**STATED PROBLEM:** Give back the exact lines spanning from the line with "Output the Python" to the line with "ax = fig.add_axes([206", with both of those lines included and no others.

[Records with drawing code]

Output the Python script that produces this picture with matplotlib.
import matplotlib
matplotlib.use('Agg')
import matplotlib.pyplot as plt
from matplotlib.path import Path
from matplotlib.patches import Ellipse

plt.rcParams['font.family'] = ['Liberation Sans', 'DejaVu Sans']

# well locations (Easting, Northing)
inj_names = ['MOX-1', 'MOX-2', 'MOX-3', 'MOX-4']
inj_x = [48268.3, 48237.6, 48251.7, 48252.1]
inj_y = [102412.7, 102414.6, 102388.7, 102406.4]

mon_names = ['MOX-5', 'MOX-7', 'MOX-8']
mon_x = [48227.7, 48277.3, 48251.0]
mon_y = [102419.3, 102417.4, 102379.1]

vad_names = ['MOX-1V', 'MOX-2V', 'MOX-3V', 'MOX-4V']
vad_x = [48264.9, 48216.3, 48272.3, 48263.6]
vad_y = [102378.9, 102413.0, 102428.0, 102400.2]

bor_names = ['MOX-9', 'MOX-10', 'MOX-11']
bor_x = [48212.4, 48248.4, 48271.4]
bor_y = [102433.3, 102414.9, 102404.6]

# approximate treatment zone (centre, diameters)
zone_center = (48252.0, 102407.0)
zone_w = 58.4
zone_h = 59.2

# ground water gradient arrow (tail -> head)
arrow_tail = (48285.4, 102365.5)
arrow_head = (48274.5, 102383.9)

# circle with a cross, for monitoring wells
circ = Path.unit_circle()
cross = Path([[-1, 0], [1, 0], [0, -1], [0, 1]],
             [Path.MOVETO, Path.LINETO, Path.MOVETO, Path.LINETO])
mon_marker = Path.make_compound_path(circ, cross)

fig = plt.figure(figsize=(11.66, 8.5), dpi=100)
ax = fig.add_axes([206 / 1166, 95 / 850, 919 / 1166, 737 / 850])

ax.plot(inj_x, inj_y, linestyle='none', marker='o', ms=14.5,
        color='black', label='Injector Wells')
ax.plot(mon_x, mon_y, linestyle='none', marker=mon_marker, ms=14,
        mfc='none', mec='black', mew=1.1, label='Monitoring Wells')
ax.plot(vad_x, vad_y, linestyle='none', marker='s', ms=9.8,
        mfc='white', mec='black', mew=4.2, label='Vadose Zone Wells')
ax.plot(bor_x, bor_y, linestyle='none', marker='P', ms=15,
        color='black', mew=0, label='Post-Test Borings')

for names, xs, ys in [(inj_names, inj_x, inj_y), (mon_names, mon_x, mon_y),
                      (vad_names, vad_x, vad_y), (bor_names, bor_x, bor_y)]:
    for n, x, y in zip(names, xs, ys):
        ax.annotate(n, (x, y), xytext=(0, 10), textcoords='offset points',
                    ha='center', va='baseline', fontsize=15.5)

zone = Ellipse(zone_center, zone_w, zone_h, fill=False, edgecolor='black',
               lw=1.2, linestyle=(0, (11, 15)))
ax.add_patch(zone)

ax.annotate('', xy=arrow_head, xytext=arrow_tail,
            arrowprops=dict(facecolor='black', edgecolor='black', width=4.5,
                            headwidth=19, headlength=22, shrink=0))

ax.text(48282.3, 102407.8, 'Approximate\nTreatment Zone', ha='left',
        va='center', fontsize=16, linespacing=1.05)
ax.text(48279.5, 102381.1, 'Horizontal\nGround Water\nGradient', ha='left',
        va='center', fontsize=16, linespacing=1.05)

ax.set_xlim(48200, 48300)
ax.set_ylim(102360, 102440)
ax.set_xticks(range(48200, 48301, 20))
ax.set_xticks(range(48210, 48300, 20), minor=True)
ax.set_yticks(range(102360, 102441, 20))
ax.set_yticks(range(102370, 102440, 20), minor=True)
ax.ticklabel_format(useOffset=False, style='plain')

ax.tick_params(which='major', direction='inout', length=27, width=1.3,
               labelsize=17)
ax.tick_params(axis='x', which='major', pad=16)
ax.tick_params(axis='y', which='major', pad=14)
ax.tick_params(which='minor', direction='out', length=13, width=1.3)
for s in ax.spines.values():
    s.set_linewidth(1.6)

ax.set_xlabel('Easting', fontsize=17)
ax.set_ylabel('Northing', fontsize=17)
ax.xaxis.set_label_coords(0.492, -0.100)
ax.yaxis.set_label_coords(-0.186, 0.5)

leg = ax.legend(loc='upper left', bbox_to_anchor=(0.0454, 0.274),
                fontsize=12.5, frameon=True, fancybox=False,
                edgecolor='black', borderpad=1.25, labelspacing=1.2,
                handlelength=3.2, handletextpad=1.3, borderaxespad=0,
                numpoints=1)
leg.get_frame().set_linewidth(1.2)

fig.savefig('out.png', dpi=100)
...
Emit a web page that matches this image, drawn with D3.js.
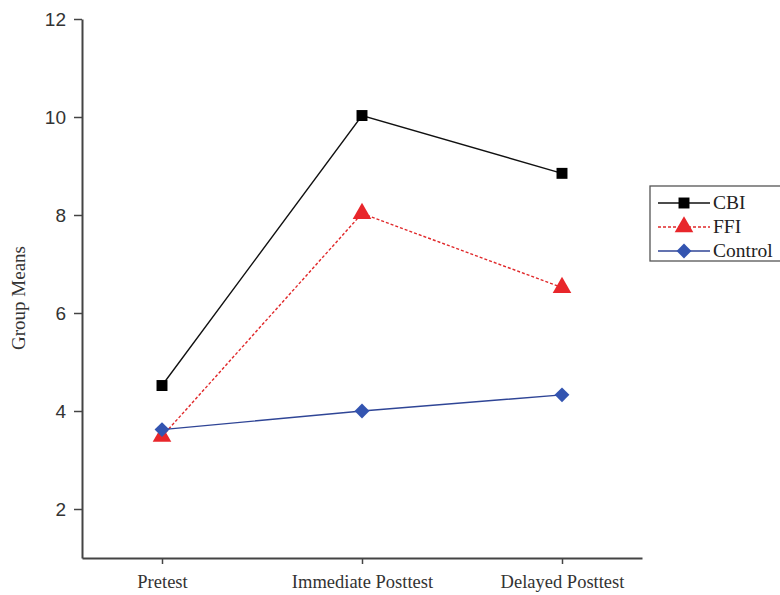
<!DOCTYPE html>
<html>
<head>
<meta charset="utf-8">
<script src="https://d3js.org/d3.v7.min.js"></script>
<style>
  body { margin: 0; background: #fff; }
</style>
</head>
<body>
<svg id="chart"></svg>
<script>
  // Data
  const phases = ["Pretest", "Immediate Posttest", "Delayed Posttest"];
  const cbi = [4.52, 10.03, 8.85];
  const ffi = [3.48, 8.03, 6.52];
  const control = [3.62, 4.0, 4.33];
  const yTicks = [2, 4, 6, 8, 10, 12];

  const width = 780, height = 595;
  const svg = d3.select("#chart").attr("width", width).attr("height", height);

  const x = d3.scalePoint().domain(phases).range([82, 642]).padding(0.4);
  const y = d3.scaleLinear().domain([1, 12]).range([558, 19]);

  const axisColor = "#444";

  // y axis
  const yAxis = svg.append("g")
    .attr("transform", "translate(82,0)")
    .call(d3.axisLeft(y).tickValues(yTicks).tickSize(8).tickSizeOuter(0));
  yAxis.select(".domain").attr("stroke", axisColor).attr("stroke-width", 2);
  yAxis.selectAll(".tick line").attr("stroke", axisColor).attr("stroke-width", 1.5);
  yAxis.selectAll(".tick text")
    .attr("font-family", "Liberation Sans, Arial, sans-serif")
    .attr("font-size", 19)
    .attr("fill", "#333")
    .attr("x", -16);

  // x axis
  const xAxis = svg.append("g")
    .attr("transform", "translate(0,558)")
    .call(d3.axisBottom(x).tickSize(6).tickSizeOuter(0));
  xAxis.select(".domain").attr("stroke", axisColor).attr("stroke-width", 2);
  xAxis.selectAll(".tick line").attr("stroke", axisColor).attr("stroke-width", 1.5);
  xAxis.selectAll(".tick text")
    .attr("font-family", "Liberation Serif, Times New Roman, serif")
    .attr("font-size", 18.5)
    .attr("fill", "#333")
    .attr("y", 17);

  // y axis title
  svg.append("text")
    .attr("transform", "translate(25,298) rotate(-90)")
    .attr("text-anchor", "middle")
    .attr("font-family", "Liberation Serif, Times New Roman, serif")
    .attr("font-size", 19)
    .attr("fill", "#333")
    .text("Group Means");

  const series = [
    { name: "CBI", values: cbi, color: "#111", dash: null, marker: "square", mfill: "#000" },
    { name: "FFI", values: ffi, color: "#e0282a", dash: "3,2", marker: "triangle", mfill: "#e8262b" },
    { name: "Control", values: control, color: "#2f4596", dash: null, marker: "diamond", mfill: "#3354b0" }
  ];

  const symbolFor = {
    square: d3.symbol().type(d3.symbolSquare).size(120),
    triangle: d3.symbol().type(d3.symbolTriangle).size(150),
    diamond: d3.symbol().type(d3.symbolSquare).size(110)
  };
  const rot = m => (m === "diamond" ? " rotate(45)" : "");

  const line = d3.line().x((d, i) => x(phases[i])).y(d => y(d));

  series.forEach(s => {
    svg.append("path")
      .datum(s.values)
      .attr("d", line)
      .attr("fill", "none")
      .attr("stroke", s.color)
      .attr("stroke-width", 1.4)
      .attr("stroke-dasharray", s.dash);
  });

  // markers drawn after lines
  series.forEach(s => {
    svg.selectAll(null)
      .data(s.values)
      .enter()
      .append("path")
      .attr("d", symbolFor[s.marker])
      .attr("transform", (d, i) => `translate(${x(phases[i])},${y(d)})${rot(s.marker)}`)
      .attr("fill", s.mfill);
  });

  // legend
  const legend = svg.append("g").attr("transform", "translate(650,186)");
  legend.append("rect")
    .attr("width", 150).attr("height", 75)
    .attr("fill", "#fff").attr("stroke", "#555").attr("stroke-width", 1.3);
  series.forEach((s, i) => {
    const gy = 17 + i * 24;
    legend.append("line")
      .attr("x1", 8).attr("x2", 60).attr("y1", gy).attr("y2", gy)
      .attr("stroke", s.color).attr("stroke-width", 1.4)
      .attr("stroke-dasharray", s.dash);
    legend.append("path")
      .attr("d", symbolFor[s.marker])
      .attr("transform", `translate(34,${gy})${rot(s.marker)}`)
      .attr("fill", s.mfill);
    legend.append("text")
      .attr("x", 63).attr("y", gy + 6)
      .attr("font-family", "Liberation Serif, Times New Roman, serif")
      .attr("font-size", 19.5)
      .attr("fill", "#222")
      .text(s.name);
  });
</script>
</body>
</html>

**EXERCISE SOLUTION:**
Output the Python script that produces this picture with matplotlib.
import matplotlib
matplotlib.use('Agg')
import matplotlib.pyplot as plt
from matplotlib.path import Path
from matplotlib.patches import Ellipse

plt.rcParams['font.family'] = ['Liberation Sans', 'DejaVu Sans']

# well locations (Easting, Northing)
inj_names = ['MOX-1', 'MOX-2', 'MOX-3', 'MOX-4']
inj_x = [48268.3, 48237.6, 48251.7, 48252.1]
inj_y = [102412.7, 102414.6, 102388.7, 102406.4]

mon_names = ['MOX-5', 'MOX-7', 'MOX-8']
mon_x = [48227.7, 48277.3, 48251.0]
mon_y = [102419.3, 102417.4, 102379.1]

vad_names = ['MOX-1V', 'MOX-2V', 'MOX-3V', 'MOX-4V']
vad_x = [48264.9, 48216.3, 48272.3, 48263.6]
vad_y = [102378.9, 102413.0, 102428.0, 102400.2]

bor_names = ['MOX-9', 'MOX-10', 'MOX-11']
bor_x = [48212.4, 48248.4, 48271.4]
bor_y = [102433.3, 102414.9, 102404.6]

# approximate treatment zone (centre, diameters)
zone_center = (48252.0, 102407.0)
zone_w = 58.4
zone_h = 59.2

# ground water gradient arrow (tail -> head)
arrow_tail = (48285.4, 102365.5)
arrow_head = (48274.5, 102383.9)

# circle with a cross, for monitoring wells
circ = Path.unit_circle()
cross = Path([[-1, 0], [1, 0], [0, -1], [0, 1]],
             [Path.MOVETO, Path.LINETO, Path.MOVETO, Path.LINETO])
mon_marker = Path.make_compound_path(circ, cross)

fig = plt.figure(figsize=(11.66, 8.5), dpi=100)
ax = fig.add_axes([206 / 1166, 95 / 850, 919 / 1166, 737 / 850])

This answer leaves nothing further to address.